(Source code of charts)

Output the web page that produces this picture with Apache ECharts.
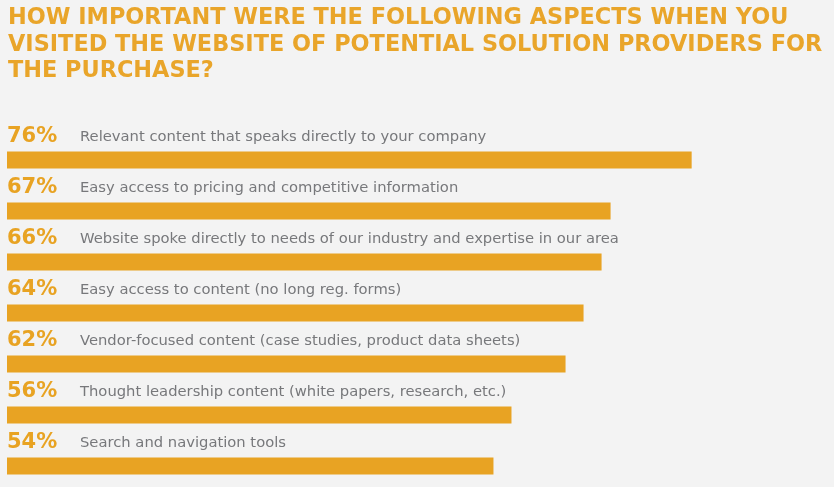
<!DOCTYPE html>
<html>
<head>
<meta charset="utf-8">
<script src="https://cdn.jsdelivr.net/npm/echarts@6/dist/echarts.min.js"></script>
<style>
html,body{margin:0;padding:0;background:#F3F3F3;}
#c{width:834px;height:487px;}
</style>
</head>
<body>
<div id="c"></div>
<script>
const titleText = "HOW IMPORTANT WERE THE FOLLOWING ASPECTS WHEN YOU\nVISITED THE WEBSITE OF POTENTIAL SOLUTION PROVIDERS FOR\nTHE PURCHASE?";
const categories = [
  "Relevant content that speaks directly to your company",
  "Easy access to pricing and competitive information",
  "Website spoke directly to needs of our industry and expertise in our area",
  "Easy access to content (no long reg. forms)",
  "Vendor-focused content (case studies, product data sheets)",
  "Thought leadership content (white papers, research, etc.)",
  "Search and navigation tools"
];
const values = [76, 67, 66, 64, 62, 56, 54];

const ORANGE = '#E8A323';
const chart = echarts.init(document.getElementById('c'), null, {renderer: 'canvas'});
chart.setOption({
  backgroundColor: '#F3F3F3',
  animation: false,
  title: {
    text: titleText,
    left: 3,
    top: 0,
    textStyle: {
      color: '#E9A52A',
      fontFamily: 'DejaVu Sans',
      fontWeight: 'bold',
      fontSize: 22.4,
      lineHeight: 26.5
    }
  },
  grid: {left: 7, top: 160, right: 0, height: 306, containLabel: false},
  xAxis: {type: 'value', min: 0, max: 91.8, show: false},
  yAxis: {type: 'category', data: categories, inverse: true, show: false, boundaryGap: false},
  series: [{
    type: 'bar',
    data: values,
    barWidth: 17,
    itemStyle: {color: ORANGE},
    label: {
      show: true,
      position: [0, -14.5],
      verticalAlign: 'middle',
      align: 'left',
      formatter: function (p) {
        return '{p|' + p.value + '%}{d|' + p.name + '}';
      },
      rich: {
        p: {fontFamily: 'DejaVu Sans', fontWeight: 'bold', fontSize: 21, color: ORANGE, width: 73, lineHeight: 24},
        d: {fontFamily: 'DejaVu Sans', fontSize: 14.75, color: '#77787B', lineHeight: 24}
      }
    }
  }]
});
</script>
</body>
</html>
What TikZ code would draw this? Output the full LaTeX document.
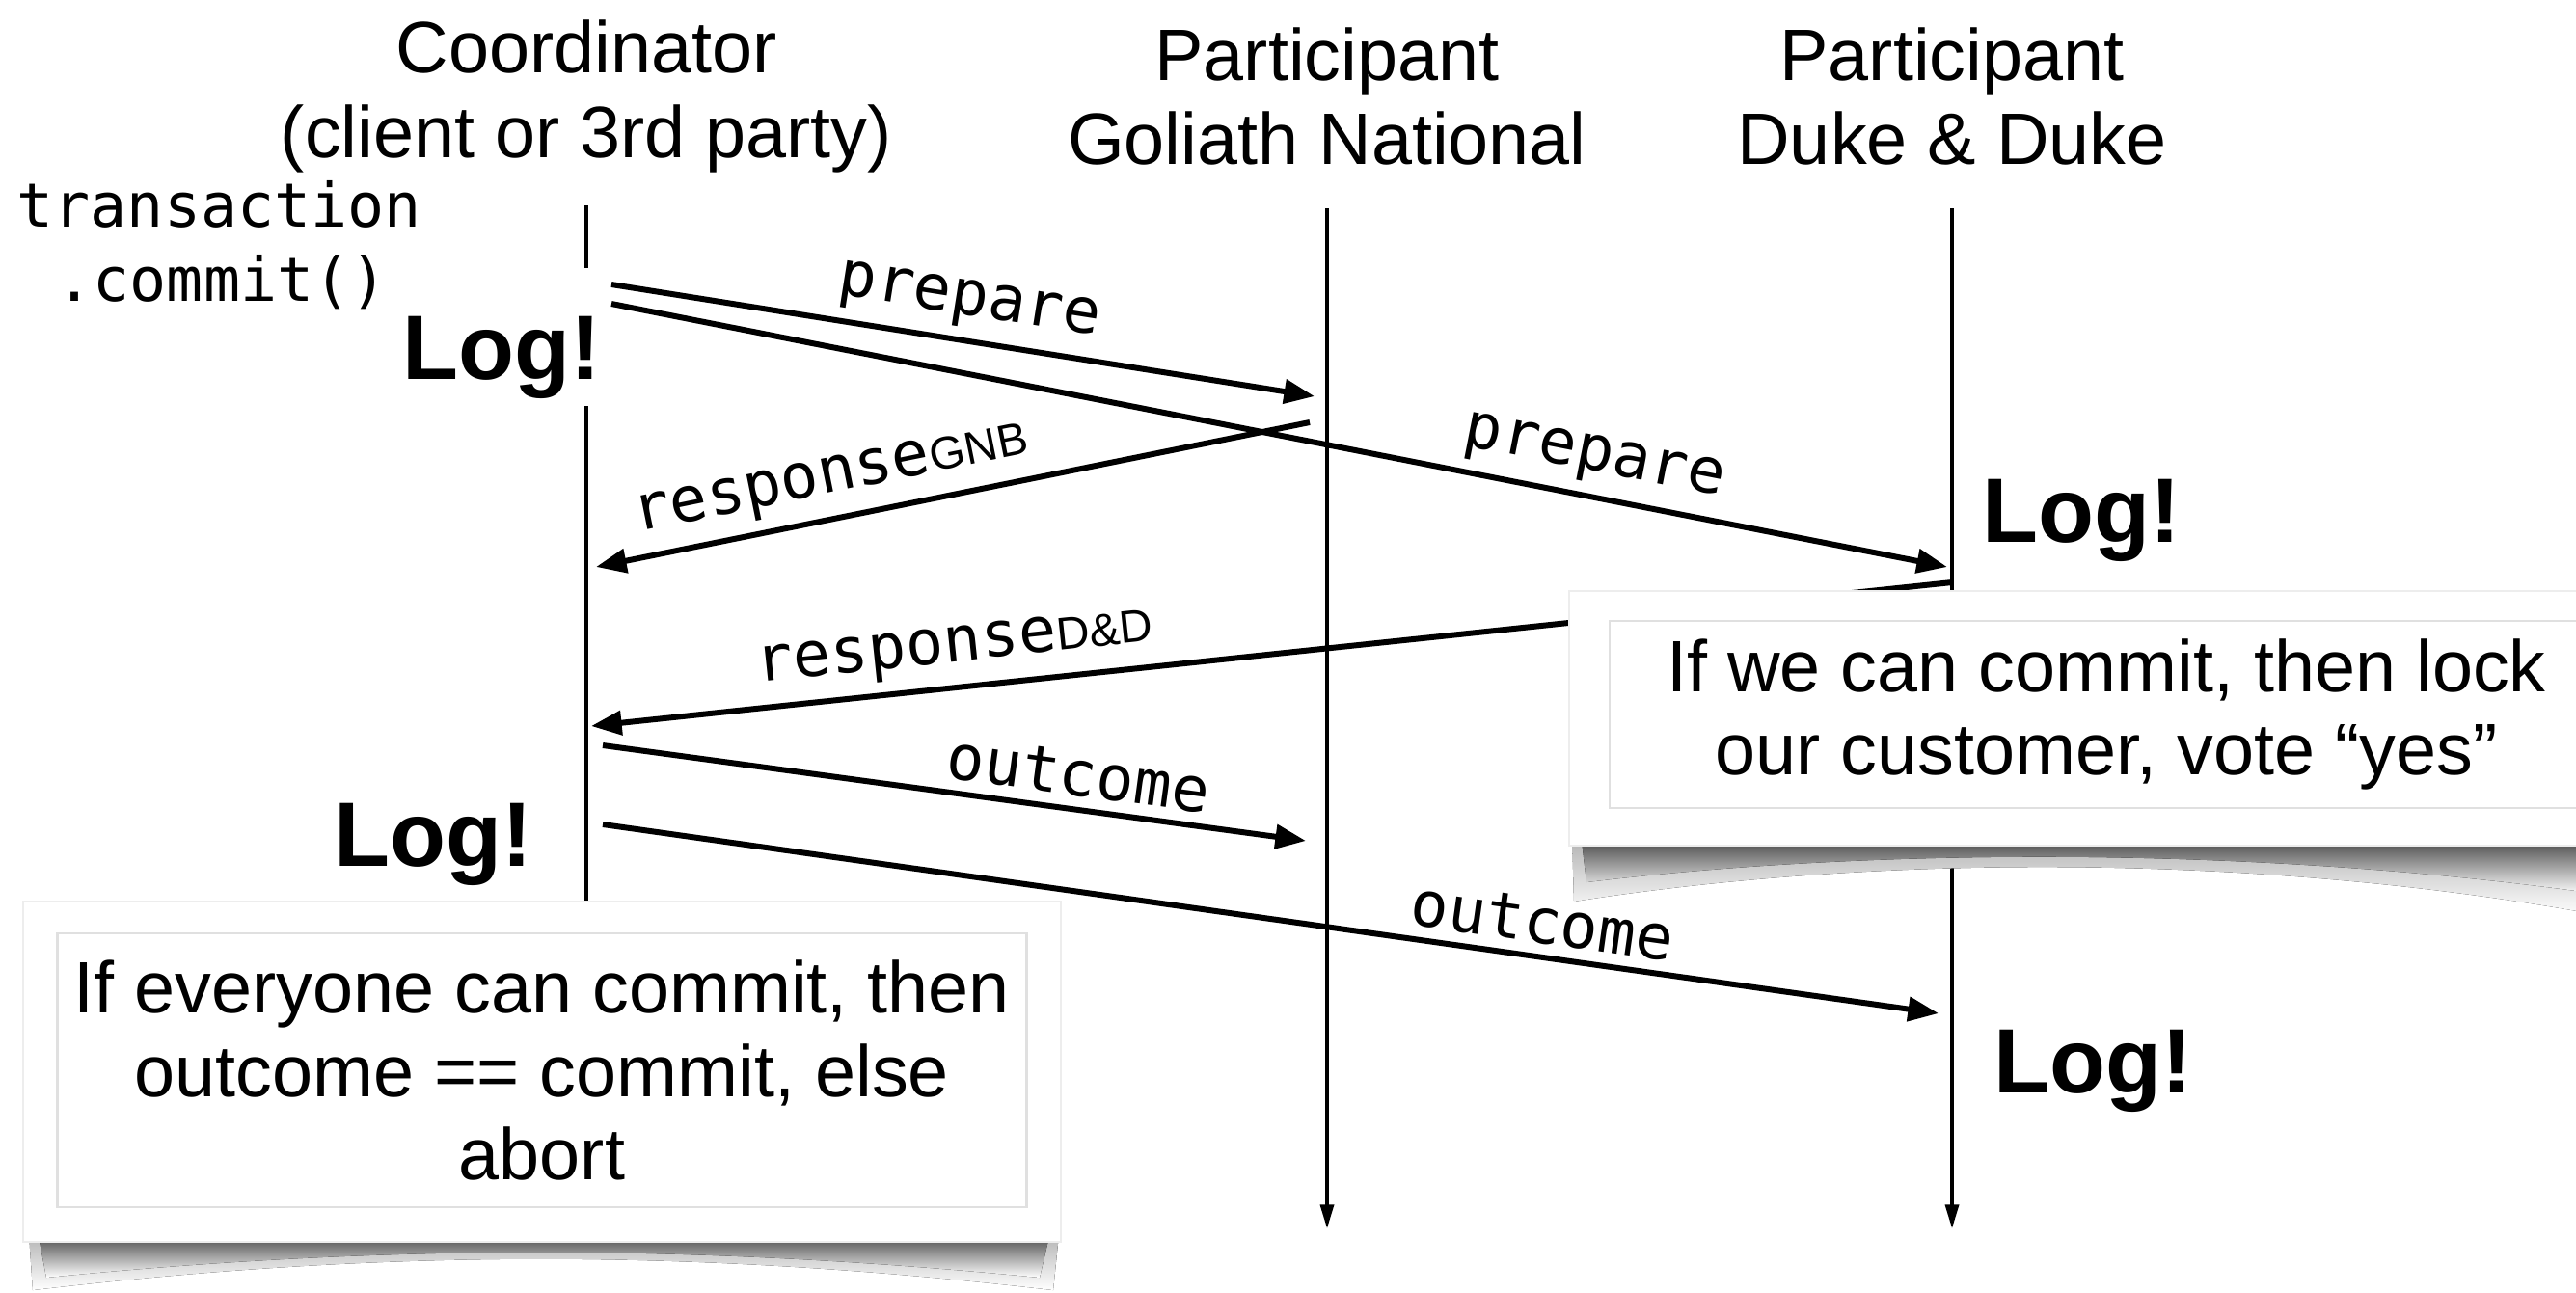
\documentclass[tikz,border=0pt]{standalone}
\usepackage{fontspec}
\setmainfont{Liberation Sans}
\setmonofont{DejaVu Sans Mono}
\usepackage{tikz}
\usetikzlibrary{positioning}
\usetikzlibrary{arrows.meta}

\newcommand{\msgsub}[1]{{\rmfamily\fontsize{13.5}{13.5}\selectfont #1}}

\begin{document}
\begin{tikzpicture}[x=0.1mm, y=-0.1mm,
		lifeline/.style={line width=0.9pt, black},
		msg/.style={line width=1.7pt, -{Triangle[length=9pt, width=7pt]}},
		msglabel/.style={font=\ttfamily\fontsize{18.5}{20}\selectfont, sloped, above, inner sep=3pt},
		code/.style={font=\ttfamily\fontsize{18}{20}\selectfont, inner sep=0pt},
		header/.style={font=\fontsize{21.5}{25}\selectfont, align=center},
		logtext/.style={font=\bfseries\fontsize{27}{30}\selectfont, inner sep=0pt},
		notetext/.style={font=\fontsize{21.5}{24.5}\selectfont, align=center, draw=black!12, line width=0.8pt, fill=white},
		card/.style={fill=white, draw=black!7, line width=0.6pt},
		curlsoft/.style={top color=black!30, bottom color=white},
		curl/.style={top color=black!70, bottom color=white}]

		\useasboundingbox (0,0) rectangle (2671,1340);

		% Lifeline ends
		\coordinate (ctop) at (608,213);
		\coordinate (cgapA) at (608,278);
		\coordinate (cgapB) at (608,421);
		\coordinate (cbot) at (608,980);
		\coordinate (gtop) at (1376,216);
		\coordinate (gbot) at (1376,1274);
		\coordinate (dtop) at (2024,216);
		\coordinate (dbot) at (2024,1274);

		% Draw lifelines
		\draw[lifeline] (ctop) -- (cgapA);
		\draw[lifeline] (cgapB) -- (cbot);
		\draw[lifeline, -{Triangle[length=7pt, width=4pt]}] (gtop) -- (gbot);
		\draw[lifeline, -{Triangle[length=7pt, width=4pt]}] (dtop) -- (dbot);

		% Message end points
		\coordinate (p1s) at (634,295);
		\coordinate (p1e) at (1363,411);
		\coordinate (p2s) at (634,315);
		\coordinate (p2e) at (2019,588);
		\coordinate (r1s) at (1358,438);
		\coordinate (r1e) at (618,588);
		\coordinate (r2s) at (2024,604);
		\coordinate (r2e) at (613,753);
		\coordinate (o1s) at (625,773);
		\coordinate (o1e) at (1354,872);
		\coordinate (o2s) at (625,855);
		\coordinate (o2e) at (2010,1051);

		% Draw messages
		\draw[msg] (p1s) -- node[msglabel, pos=0.5] (lprep1) {prepare} (p1e);
		\draw[msg] (p2s) -- node[msglabel, pos=0.73] (lprep2) {prepare} (p2e);
		\draw[msg] (r1s) -- node[msglabel, pos=0.66] (lresp1) {response\msgsub{GNB}} (r1e);
		\draw[msg] (r2s) -- node[msglabel, pos=0.73] (lresp2) {response\msgsub{D\&D}} (r2e);
		\draw[msg] (o1s) -- node[msglabel, pos=0.67] (lout1) {outcome} (o1e);
		\draw[msg] (o2s) -- node[msglabel, pos=0.70] (lout2) {outcome} (o2e);

		% Headers
		\node[header] (hcoord) at (608,100) {Coordinator\\(client or 3rd party)};
		\node[header] (hgnb) at (1376,100) {Participant\\Goliath National};
		\node[header] (hdd) at (2024,100) {Participant\\Duke \& Duke};

		% Client call
		\node[code, anchor=base west] (txn) at (17,235) {transaction};
		\node[code, anchor=base west] (commit) at (58,312) {.commit()};

		% Log points
		\node[logtext, anchor=base] (log1) at (520,393) {Log!};
		\node[logtext, anchor=base] (log2) at (2158,562) {Log!};
		\node[logtext, anchor=base] (log3) at (449,898) {Log!};
		\node[logtext, anchor=base] (log4) at (2170,1133) {Log!};

		% Note of the participant
		\fill[curlsoft] (1630,870) -- (1632,935) .. controls (1950,885) and (2350,885) .. (2700,950) -- (2700,870) -- cycle;
		\fill[curl] (1640,872) -- (1645,915) .. controls (1950,878) and (2350,878) .. (2700,928) -- (2700,872) -- cycle;
		\draw[card] (1627,613) rectangle (2700,877);
		\node[notetext, minimum width=103mm, minimum height=19.4mm] (notedd) at (2184,741) {If we can commit, then lock\\our customer, vote “yes”};

		% Note of the coordinator
		\fill[curlsoft] (30,1280) -- (34,1338) .. controls (400,1295) and (720,1295) .. (1092,1338) -- (1098,1280) -- cycle;
		\fill[curl] (40,1282) -- (48,1325) .. controls (400,1290) and (720,1290) .. (1078,1325) -- (1088,1282) -- cycle;
		\draw[card] (24,935) rectangle (1100,1288);
		\node[notetext, minimum width=100.5mm, minimum height=28.4mm] (notecoord) at (562,1110) {If everyone can commit, then\\outcome == commit, else\\abort};
	\end{tikzpicture}
\end{document}
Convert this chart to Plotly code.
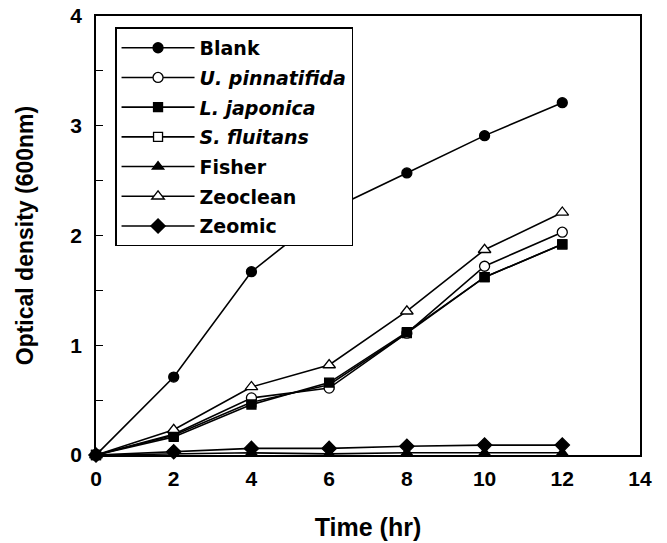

(WHAT TO PRODUCE): Omit the pictures, then repeat exactly each line from the beginning of the listing through the line with "const values = [76, 67, 66, 64, 62, 56, 54];".

(THE ANSWER):
Output the web page that produces this picture with Apache ECharts.
<!DOCTYPE html>
<html>
<head>
<meta charset="utf-8">
<script src="https://cdn.jsdelivr.net/npm/echarts@6/dist/echarts.min.js"></script>
<style>
html,body{margin:0;padding:0;background:#F3F3F3;}
#c{width:834px;height:487px;}
</style>
</head>
<body>
<div id="c"></div>
<script>
const titleText = "HOW IMPORTANT WERE THE FOLLOWING ASPECTS WHEN YOU\nVISITED THE WEBSITE OF POTENTIAL SOLUTION PROVIDERS FOR\nTHE PURCHASE?";
const categories = [
  "Relevant content that speaks directly to your company",
  "Easy access to pricing and competitive information",
  "Website spoke directly to needs of our industry and expertise in our area",
  "Easy access to content (no long reg. forms)",
  "Vendor-focused content (case studies, product data sheets)",
  "Thought leadership content (white papers, research, etc.)",
  "Search and navigation tools"
];
const values = [76, 67, 66, 64, 62, 56, 54];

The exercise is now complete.